Delaware police are pulling over Pennsylvania drivers, as some cross the border to buy alcohol
Police in Delaware have a warning to Pennsylvania residents looking to make an alcohol run: Don’t cross the border to buy booze.
Police in Delaware have a warning to Pennsylvania residents looking to make an alcohol run: Don’t cross the border to buy booze or for other nonessential reasons.
At Total Wine & More in Claymont, just south of the Pennsylvania border, police on Friday were turning away customers from Pennsylvania, where liquor stores remain closed and online sales have been plagued with problems due to “overwhelming demand.”
Many would-be customers seemed unaware of travel restrictions put in place by Gov. John Carney this week, which prohibit out-of-state drivers from entering Delaware unless they work for an essential business, are caring for a family member, or there are health-care reasons.

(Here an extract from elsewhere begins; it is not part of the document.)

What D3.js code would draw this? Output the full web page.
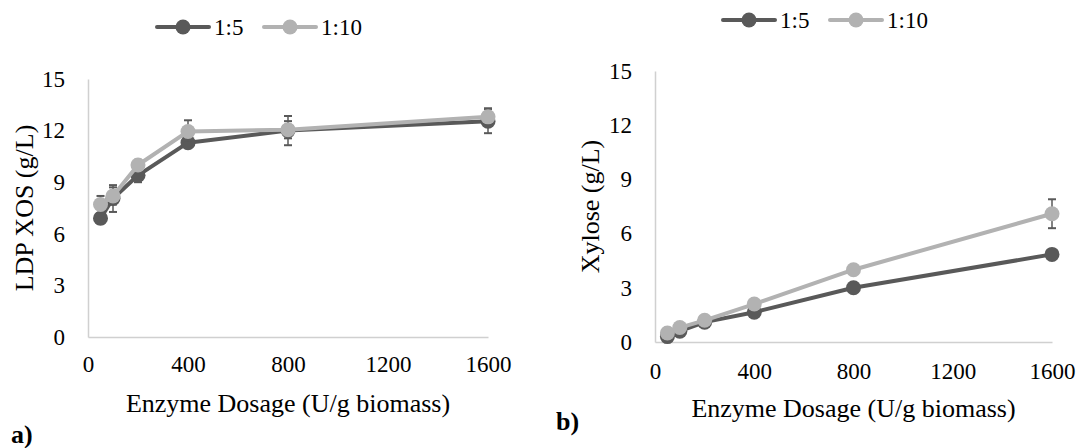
<!DOCTYPE html>
<html>
<head>
<meta charset="utf-8">
<script src="https://cdn.jsdelivr.net/npm/d3@7"></script>
<style>
  html, body { margin: 0; padding: 0; background: #fff; }
  svg { display: block; }
  text { font-family: "Liberation Serif", "Times New Roman", serif; fill: #000; }
</style>
</head>
<body>
<svg id="chart" width="1079" height="448"></svg>
<script>
// Enzyme dosages (U/g biomass)
const dosage = [50, 100, 200, 400, 800, 1600];
const seriesNames = ["1:5", "1:10"];
const xTicks = [0, 400, 800, 1200, 1600];
const yTicks = [0, 3, 6, 9, 12, 15];

// Panel a: LDP XOS (g/L)
const xosRatio5  = [6.9, 8.05, 9.4, 11.3, 12.0, 12.55];
const xosRatio10 = [7.7, 8.2, 10.0, 11.95, 12.05, 12.8];
const xosErr5    = [0.3, 0.78, 0.4, 0.3, 0.85, 0.7];
const xosErr10   = [0.5, 0.5, 0.3, 0.65, 0.5, 0.5];

// Panel b: Xylose (g/L)
const xylRatio5  = [0.3, 0.6, 1.1, 1.65, 3.0, 4.85];
const xylRatio10 = [0.5, 0.8, 1.2, 2.1, 4.0, 7.1];
const xylErr5    = [0, 0, 0, 0, 0, 0];
const xylErr10   = [0, 0, 0, 0, 0, 0.8];

const colors = ["#595959", "#b2b2b2"];
const axisColor = "#d0d0d0";
const errColor = "#595959";
const serif = '"Liberation Serif", "Times New Roman", serif';

const svg = d3.select("#chart");

function drawPanel(cfg) {
  const x = d3.scaleLinear().domain([0, 1600]).range(cfg.xRange);
  const y = d3.scaleLinear().domain([0, 15]).range(cfg.yRange);
  const g = svg.append("g");

  // axes
  const yAxis = g.append("g")
    .attr("transform", `translate(${cfg.xRange[0]},0)`)
    .call(d3.axisLeft(y).tickValues(yTicks).tickFormat(d3.format("d"))
      .tickSize(0).tickSizeOuter(0).tickPadding(23));
  const xAxis = g.append("g")
    .attr("transform", `translate(0,${cfg.yRange[0]})`)
    .call(d3.axisBottom(x).tickValues(xTicks).tickFormat(d3.format("d"))
      .tickSize(0).tickSizeOuter(0).tickPadding(cfg.xPad));
  [yAxis, xAxis].forEach(a => {
    a.attr("font-family", serif);
    a.select(".domain").attr("stroke", axisColor).attr("stroke-width", 1.5);
    a.selectAll("text").style("font-size", "23px").style("font-family", serif).attr("fill", "#000");
  });

  // axis titles
  g.append("text")
    .attr("x", (cfg.xRange[0] + cfg.xRange[1]) / 2)
    .attr("y", cfg.xTitleY)
    .attr("text-anchor", "middle")
    .style("font-size", "26px")
    .text("Enzyme Dosage (U/g biomass)");
  g.append("text")
    .attr("transform", `translate(${cfg.yTitleX},${(cfg.yRange[0] + cfg.yRange[1]) / 2}) rotate(-90)`)
    .attr("text-anchor", "middle")
    .attr("dy", "0.35em")
    .style("font-size", "26px")
    .text(cfg.yTitle);

  // panel letter
  g.append("text")
    .attr("x", cfg.letterPos[0]).attr("y", cfg.letterPos[1])
    .style("font-size", "26px").style("font-weight", "bold")
    .text(cfg.letter);

  const line = d3.line().x(d => x(d.x)).y(d => y(d.y));

  cfg.series.forEach((vals, si) => {
    const pts = dosage.map((d, i) => ({ x: d, y: vals[i], e: cfg.errs[si][i] }));
    const sg = g.append("g");
    // error bars
    const eb = sg.selectAll(".eb").data(pts.filter(p => p.e > 0)).join("g");
    eb.append("line")
      .attr("x1", p => x(p.x)).attr("x2", p => x(p.x))
      .attr("y1", p => y(p.y - p.e)).attr("y2", p => y(p.y + p.e))
      .attr("stroke", errColor).attr("stroke-width", 1.5);
    [-1, 1].forEach(s => {
      eb.append("line")
        .attr("x1", p => x(p.x) - 4).attr("x2", p => x(p.x) + 4)
        .attr("y1", p => y(p.y + s * p.e)).attr("y2", p => y(p.y + s * p.e))
        .attr("stroke", errColor).attr("stroke-width", 2);
    });
    // line + markers
    sg.append("path").datum(pts)
      .attr("d", line).attr("fill", "none")
      .attr("stroke", colors[si]).attr("stroke-width", 4)
      .attr("stroke-linejoin", "round").attr("stroke-linecap", "round");
    sg.selectAll("circle").data(pts).join("circle")
      .attr("cx", p => x(p.x)).attr("cy", p => y(p.y)).attr("r", 7.5)
      .attr("fill", colors[si]);
  });

  // legend
  const lg = g.append("g");
  seriesNames.forEach((name, i) => {
    const lx = cfg.legendX[i], ly = cfg.legendY;
    lg.append("line").attr("x1", lx).attr("x2", lx + 52).attr("y1", ly).attr("y2", ly)
      .attr("stroke", colors[i]).attr("stroke-width", 4).attr("stroke-linecap", "round");
    lg.append("circle").attr("cx", lx + 26).attr("cy", ly).attr("r", 7.5).attr("fill", colors[i]);
    lg.append("text").attr("x", lx + 57).attr("y", ly).attr("dy", "0.35em")
      .style("font-size", "23px").text(name);
  });
}

drawPanel({
  xRange: [88, 488], yRange: [337, 79], xPad: 19,
  xTitleY: 412, yTitleX: 24, yTitle: "LDP XOS (g/L)",
  letter: "a)", letterPos: [11, 443],
  series: [xosRatio5, xosRatio10], errs: [xosErr5, xosErr10],
  legendX: [157, 264], legendY: 27
});

drawPanel({
  xRange: [655, 1052], yRange: [342, 71], xPad: 21,
  xTitleY: 417, yTitleX: 590, yTitle: "Xylose (g/L)",
  letter: "b)", letterPos: [556, 430],
  series: [xylRatio5, xylRatio10], errs: [xylErr5, xylErr10],
  legendX: [723, 830], legendY: 20
});
</script>
</body>
</html>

To enforce the restrictions, Delaware state police have been authorized to stop out-of-state drivers on state and local roads simply because they don’t have Delaware tags. Residents from Pennsylvania and elsewhere who don’t have a good reason to be in the state are being instructed to either self-quarantine in Delaware for 14 days or return home. Some Pennsylvania customers were also turned away from a Home Depot by Delaware state police on Friday.
The order doesn’t apply to motorists passing through Delaware en route to other states, and out-of-state drivers on I-95, I-295, and I-495 won’t be stopped. Police aren’t just stopping Pennsylvania drivers — Maryland drivers are also passing over the state’s western border, according to Master Cpl. Michael Austin, a spokesperson for the Delaware State Police.
“We’re going to have to show we’re serious about travelers coming in state for nonessential activities,” Carney said during a news briefing on Friday.
Pritiss Gupta, co-owner of Brandywine Liquors, said he’d seen an increase of sales in recent weeks, with many customers from Pennsylvania thanking him for remaining open. Managers at other liquor stores in the area said they’ve seen an uptick in sales, but couldn’t say for sure if it was due to an increase in Pennsylvania customers.
“We have also been getting phone calls asking if we’re open,” Gupta said. “I would like to help customers get their products."
In the days before Pennsylvania’s liquor stores closed in compliance with Gov. Tom Wolf’s nonessential business shutdown, statewide alcohol sales shot up by more than 58%, according to the Liquor Control Board.
Delaware classified liquor stores as an essential business out of fear that suddenly cutting people off could cause more crowding in hospitals, according to Carney.
“If you close liquor stores, you have people who are alcohol dependent who will go through withdrawal and end up in my emergency room, and we don’t want to have that," Carney said.